Brent Crude Oil also appears to be benefitting from the increase in economic activity. It has doubled from its low of two years ago. The US rig count has increased in response but at 800 it remains at half the level of a few years ago:-

Brent Oil Since 2007

Source: Trading Economics

US Natural Gas, which might still manage an upward price spike on account of the unseasonably cold weather in the US, provides a less compelling argument:-

US Nat Gas Since 2007

Source: Trading Economics

Commodity markets are clearly off their multi-year lows, but the strength of momentum looks mixed and, in grains and oil seeds, global supply and demand look fairly balanced. Cost push inflation may be a factor in certain markets, but, without price-pull demand, inflation pressures are likely to be short-lived. Late cycle increases in commodity prices are quite common, however, so we may experience a short-run stagflationary squeeze on incomes.
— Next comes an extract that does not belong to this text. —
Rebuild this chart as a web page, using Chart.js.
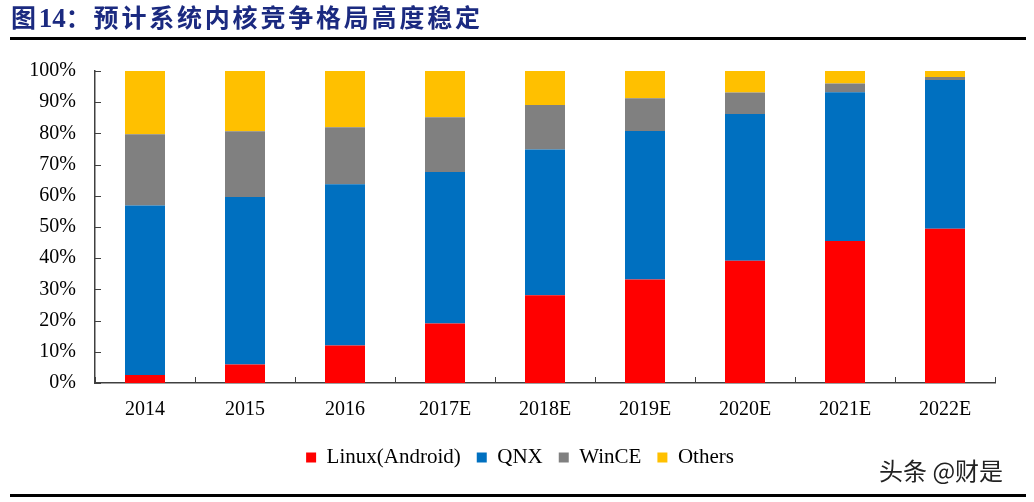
<!DOCTYPE html>
<html>
<head>
<meta charset="utf-8">
<script src="https://cdn.jsdelivr.net/npm/chart.js@4.4.1/dist/chart.umd.min.js"></script>
<style>
  html, body { margin: 0; padding: 0; background: #ffffff; }
  body { width: 1034px; height: 502px; position: relative; overflow: hidden; }
  #wrap { position: absolute; left: 0; top: 0; width: 1034px; height: 502px; }
  #title { position: absolute; left: 11px; top: 0px; height: 32px; line-height: 32px;
    font-family: "Noto Sans CJK SC", sans-serif; font-weight: 700; font-size: 25px;
    color: #1B2A80; letter-spacing: 2.8px; white-space: nowrap; z-index: 2; }
  #title .num { font-family: "Liberation Serif", serif; font-weight: 700; letter-spacing: 0; font-size: 27px; }
  #topline { position: absolute; left: 10px; width: 1016px; top: 37px; height: 3px; background: #000; z-index: 2; }
  #botline { position: absolute; left: 10px; width: 1016px; top: 494px; height: 3px; background: #000; z-index: 2; }
  #mark { position: absolute; left: 879px; top: 452px; font-family: "Noto Sans CJK SC", sans-serif;
    font-size: 24px; color: #222; white-space: nowrap; z-index: 2; }
</style>
</head>
<body>
<div id="wrap"><canvas id="c" width="1034" height="502"></canvas></div>
<div id="title">图<span class="num">14</span>：预计系统内核竞争格局高度稳定</div>
<div id="topline"></div>
<div id="botline"></div>
<div id="mark">头条 @财是</div>
<script>
const categories = ["2014", "2015", "2016", "2017E", "2018E", "2019E", "2020E", "2021E", "2022E"];
const linuxAndroid = [2.6, 5.9, 12.0, 19.1, 28.1, 33.2, 39.2, 45.5, 49.4];
const qnx = [54.3, 53.7, 51.7, 48.5, 46.7, 47.6, 47.0, 47.7, 47.7];
const wince = [22.8, 21.1, 18.3, 17.6, 14.3, 10.5, 6.9, 2.8, 1.0];
const others = [20.3, 19.3, 18.0, 14.8, 10.9, 8.7, 6.9, 4.0, 1.9];
const seriesNames = ["Linux(Android)", "QNX", "WinCE", "Others"];
const yTicks = [0, 10, 20, 30, 40, 50, 60, 70, 80, 90, 100];

const serif = "'Liberation Serif', 'Times New Roman', serif";
const axisColor = "#404040";

const innerTicks = {
  id: 'innerTicks',
  afterDraw(chart) {
    const ctx = chart.ctx;
    const xs = chart.scales.x, ys = chart.scales.y;
    ctx.save();
    ctx.strokeStyle = axisColor;
    ctx.lineWidth = 1;
    ctx.beginPath();
    yTicks.forEach(v => {
      const y = Math.round(ys.getPixelForValue(v)) + 0.5;
      ctx.moveTo(xs.left, y);
      ctx.lineTo(xs.left + 6, y);
    });
    const n = categories.length;
    for (let i = 0; i <= n; i++) {
      let x;
      if (i === 0) x = xs.left;
      else if (i === n) x = xs.right;
      else x = (xs.getPixelForValue(i - 1) + xs.getPixelForValue(i)) / 2;
      x = Math.round(x) + 0.5;
      ctx.moveTo(x, ys.bottom);
      ctx.lineTo(x, ys.bottom - 6);
    }
    ctx.stroke();
    ctx.restore();
  }
};

const legendShift = {
  id: 'legendShift',
  afterLayout(chart) {
    if (chart.legend) { chart.legend.left += 10; chart.legend.right += 10; }
  }
};

const ds = (label, data, color) => ({
  label, data, backgroundColor: color, borderWidth: 0,
  barPercentage: 0.4, categoryPercentage: 1.0
});

new Chart(document.getElementById('c'), {
  type: 'bar',
  data: {
    labels: categories,
    datasets: [
      ds(seriesNames[0], linuxAndroid, '#FF0000'),
      ds(seriesNames[1], qnx, '#0070C0'),
      ds(seriesNames[2], wince, '#808080'),
      ds(seriesNames[3], others, '#FFC000')
    ]
  },
  options: {
    responsive: false,
    animation: false,
    layout: { padding: { top: 71, left: 25, right: 39, bottom: 24 } },
    plugins: {
      title: { display: false },
      tooltip: { enabled: false },
      legend: {
        position: 'bottom',
        labels: {
          boxWidth: 10, boxHeight: 10, padding: 16,
          color: '#000', font: { family: serif, size: 21 }
        }
      }
    },
    scales: {
      x: {
        stacked: true,
        grid: { display: false, drawTicks: false },
        border: { display: true, color: axisColor, width: 1.5 },
        ticks: { color: '#000', font: { family: serif, size: 20 }, padding: 15, maxRotation: 0 },
        afterFit(scale) { scale.height = 48; }
      },
      y: {
        stacked: true,
        min: 0, max: 100,
        afterBuildTicks(scale) { scale.ticks = yTicks.map(v => ({ value: v })); },
        grid: { display: false, drawTicks: false },
        border: { display: true, color: axisColor, width: 1.5 },
        ticks: { color: '#000', font: { family: serif, size: 20 }, padding: 19,
          callback: v => v + '%' },
        afterFit(scale) { scale.width = 70; }
      }
    }
  },
  plugins: [innerTicks, legendShift]
});
</script>
</body>
</html>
Conclusions and investment opportunities

When ever I write about commodities in a collective way, I remind readers that each market is unique, pretending they are homogenous is often misleading. The recent rise in Cocoa, after a two-year downtrend resulting from an increase in global supply, is a classic example. The time it takes to grow a Cocoa plant governs the length of the cycle. Similarly, the lead time for producing a new ship is a major factor in determining the length of the freight rate cycle. Nonetheless, at the risk of contradicting myself, what may keep a bid under commodity markets is the low level of capital investment which has been a hall-mark of the long, listless recovery from the great financial recession. I believe an economic downturn is likely and job losses will occur rapidly in response.  
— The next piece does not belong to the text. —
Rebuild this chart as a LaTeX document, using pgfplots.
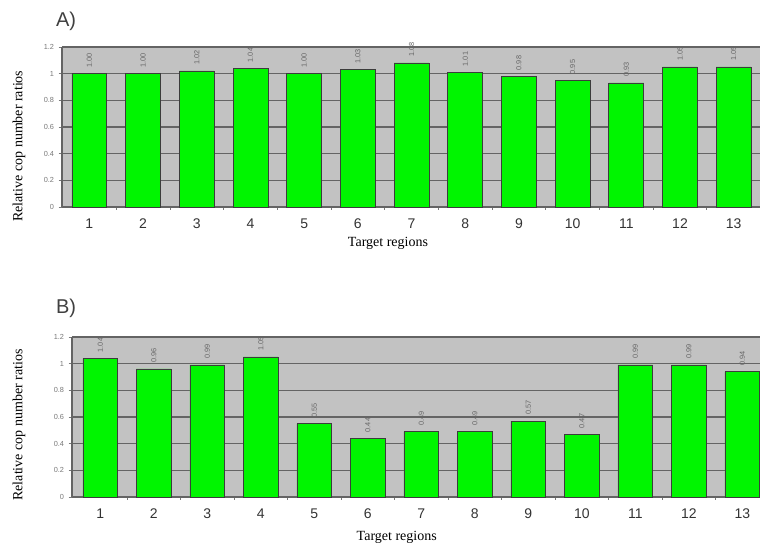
\documentclass[border=0pt]{standalone}
\usepackage{fontspec}
\setmainfont{Liberation Sans}
\newfontfamily\serif{Liberation Serif}
\usepackage{pgfplots}
\pgfplotsset{compat=1.18}
\definecolor{bggray}{RGB}{194,194,194}
\definecolor{gridgray}{RGB}{100,100,100}
\definecolor{bargreen}{RGB}{0,245,0}
\definecolor{barline}{RGB}{60,60,60}
\definecolor{tickgray}{RGB}{120,120,120}
\pgfplotsset{panel/.style={
  scale only axis, height=120pt,
  ybar, bar width=0.65, bar shift=0pt,
  ymin=0, ymax=1.2, ytick={0,0.2,0.4,0.6,0.8,1,1.2},
  xtick={1,...,13},
  minor xtick={1.5,2.5,...,12.5},
  axis background/.style={fill=bggray},
  ymajorgrids, grid style={gridgray, line width=0.9pt},
  axis x line*=bottom, axis y line*=left,
  axis line style={gridgray, line width=0.8pt},
  tick align=outside, major tick length=2.5pt, minor tick length=2pt,
  major x tick style={draw=none},
  tick style={tickgray, line width=0.6pt},
  y tick label style={font=\fontsize{5.5}{6}\selectfont, text=tickgray},
  x tick label style={font=\fontsize{10.5}{12}\selectfont, text=black!80, yshift=-3pt},
  /pgf/number format/assume math mode=true,
  nodes near coords,
  nodes near coords style={rotate=90, anchor=west, xshift=1pt, font=\fontsize{5.5}{6}\selectfont, text=black!60,
    /pgf/number format/fixed, /pgf/number format/precision=2, /pgf/number format/fixed zerofill},
  enlargelimits=false, clip=false,
  ylabel={Relative cop number ratios},
  xlabel={Target regions},
  ylabel style={anchor=center, font=\serif\fontsize{10.5}{12}\selectfont},
  xlabel style={anchor=center, font=\serif\fontsize{10.5}{12}\selectfont},
}}
\begin{document}
\begin{tikzpicture}[x=1pt,y=1pt]
\useasboundingbox (0,0) rectangle (570,409.5);
\node[font=\fontsize{15}{18}\selectfont, text=black!75] at (49.5,393.75) {A)};
\node[font=\fontsize{15}{18}\selectfont, text=black!75] at (49.5,178.5) {B)};
\begin{axis}[panel, at={(46.5pt,254.25pt)}, anchor=south west, width=523.5pt,
  xmin=0.49, xmax=13.49,
  ylabel style={at={(axis description cs:-0.0616,0.38)}},
  xlabel style={at={(axis description cs:0.467,-0.23)}}]
\addplot[fill=bargreen, draw=barline, line width=0.6pt] coordinates {
(1,1.00)(2,1.00)(3,1.02)(4,1.04)(5,1.00)(6,1.03)(7,1.08)(8,1.01)(9,0.98)(10,0.95)(11,0.93)(12,1.05)(13,1.05)};
\end{axis}
\begin{axis}[panel, at={(54pt,36.75pt)}, anchor=south west, width=516pt,
  xmin=0.47, xmax=13.33,
  ylabel style={at={(axis description cs:-0.077,0.45)}},
  xlabel style={at={(axis description cs:0.472,-0.25)}}]
\addplot[fill=bargreen, draw=barline, line width=0.6pt] coordinates {
(1,1.04)(2,0.96)(3,0.99)(4,1.05)(5,0.55)(6,0.44)(7,0.49)(8,0.49)(9,0.57)(10,0.47)(11,0.99)(12,0.99)(13,0.94)};
\end{axis}
\end{tikzpicture}
\end{document}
I entitled this letter ‘Inflation or Employment’, these are the factors which will dominate Central Bank policy. Currently commentators view inflation as the greater concern, as Dr Hunt’s research indicates, but I believe those Central Bankers who can (by which I mean the Federal Reserve) will attempt to insure they have raised interest rates to a level from which they can be cut, rather than having to rely on ever more unorthodox monetary policies.